- **What to work on**
Return only the lines from the top of the data down to the one that holds "import * as", both included, without any pictures.

+ + + +

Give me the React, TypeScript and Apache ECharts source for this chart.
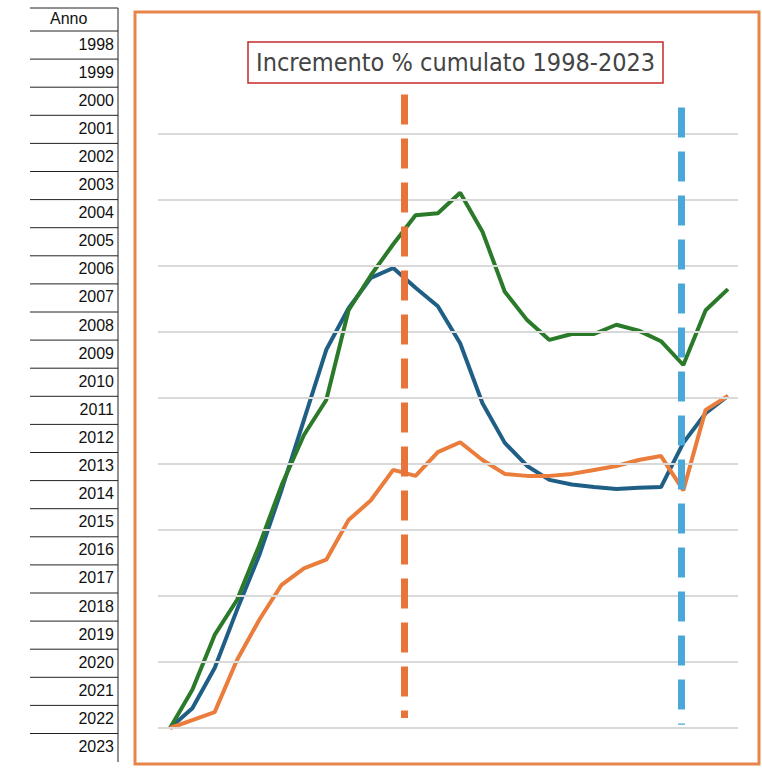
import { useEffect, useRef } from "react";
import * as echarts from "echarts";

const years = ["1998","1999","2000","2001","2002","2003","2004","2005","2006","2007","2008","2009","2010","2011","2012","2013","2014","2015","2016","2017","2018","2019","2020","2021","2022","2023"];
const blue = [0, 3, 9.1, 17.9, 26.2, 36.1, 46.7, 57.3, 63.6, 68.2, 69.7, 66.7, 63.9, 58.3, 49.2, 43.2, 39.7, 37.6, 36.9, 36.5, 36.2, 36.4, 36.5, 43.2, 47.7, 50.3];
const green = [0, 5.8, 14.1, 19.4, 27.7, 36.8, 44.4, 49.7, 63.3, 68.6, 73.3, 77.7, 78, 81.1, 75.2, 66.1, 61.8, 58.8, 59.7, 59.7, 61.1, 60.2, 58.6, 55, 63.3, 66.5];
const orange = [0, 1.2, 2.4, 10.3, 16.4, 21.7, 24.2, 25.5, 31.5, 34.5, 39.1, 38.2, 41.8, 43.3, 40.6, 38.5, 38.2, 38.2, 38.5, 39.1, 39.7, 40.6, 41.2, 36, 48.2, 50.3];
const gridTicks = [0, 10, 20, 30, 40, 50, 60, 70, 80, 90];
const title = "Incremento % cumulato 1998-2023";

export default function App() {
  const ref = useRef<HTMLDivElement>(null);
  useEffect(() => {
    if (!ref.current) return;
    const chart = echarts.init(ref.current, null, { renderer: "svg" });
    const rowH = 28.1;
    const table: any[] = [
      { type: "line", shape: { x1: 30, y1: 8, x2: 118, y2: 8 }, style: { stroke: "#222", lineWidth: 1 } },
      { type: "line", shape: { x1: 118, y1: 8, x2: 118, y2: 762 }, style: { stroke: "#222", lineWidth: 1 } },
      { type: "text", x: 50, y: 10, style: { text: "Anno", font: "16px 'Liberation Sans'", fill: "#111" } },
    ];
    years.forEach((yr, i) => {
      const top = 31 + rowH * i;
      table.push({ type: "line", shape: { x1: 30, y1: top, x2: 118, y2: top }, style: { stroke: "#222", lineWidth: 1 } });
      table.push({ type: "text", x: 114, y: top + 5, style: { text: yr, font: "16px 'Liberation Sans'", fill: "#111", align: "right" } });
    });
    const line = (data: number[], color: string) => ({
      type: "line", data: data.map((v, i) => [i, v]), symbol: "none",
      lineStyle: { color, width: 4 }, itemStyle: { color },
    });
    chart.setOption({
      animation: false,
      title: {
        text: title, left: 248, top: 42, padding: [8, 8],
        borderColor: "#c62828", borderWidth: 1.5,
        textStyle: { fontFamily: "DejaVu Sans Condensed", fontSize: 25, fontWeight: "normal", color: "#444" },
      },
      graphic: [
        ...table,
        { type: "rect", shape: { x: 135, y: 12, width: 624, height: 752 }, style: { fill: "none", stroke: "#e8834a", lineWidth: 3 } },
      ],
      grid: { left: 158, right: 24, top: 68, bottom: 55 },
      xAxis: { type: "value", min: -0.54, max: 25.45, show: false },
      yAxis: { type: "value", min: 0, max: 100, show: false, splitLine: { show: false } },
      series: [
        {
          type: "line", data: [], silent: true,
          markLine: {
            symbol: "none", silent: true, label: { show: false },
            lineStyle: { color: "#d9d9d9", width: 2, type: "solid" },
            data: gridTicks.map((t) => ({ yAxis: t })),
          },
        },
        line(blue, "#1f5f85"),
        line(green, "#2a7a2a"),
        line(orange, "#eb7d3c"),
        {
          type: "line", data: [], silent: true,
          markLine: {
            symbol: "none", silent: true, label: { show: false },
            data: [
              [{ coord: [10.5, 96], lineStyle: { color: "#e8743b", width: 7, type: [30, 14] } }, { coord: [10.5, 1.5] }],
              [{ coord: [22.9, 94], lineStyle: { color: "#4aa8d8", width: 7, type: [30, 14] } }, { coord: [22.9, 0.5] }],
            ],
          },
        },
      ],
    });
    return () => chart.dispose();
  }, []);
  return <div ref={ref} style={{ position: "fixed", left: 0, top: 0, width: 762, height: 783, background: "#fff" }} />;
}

+ + + +

- **Output for this exercise**
Give me the React, TypeScript and Apache ECharts source for this chart.
import { useEffect, useRef } from "react";
import * as echarts from "echarts";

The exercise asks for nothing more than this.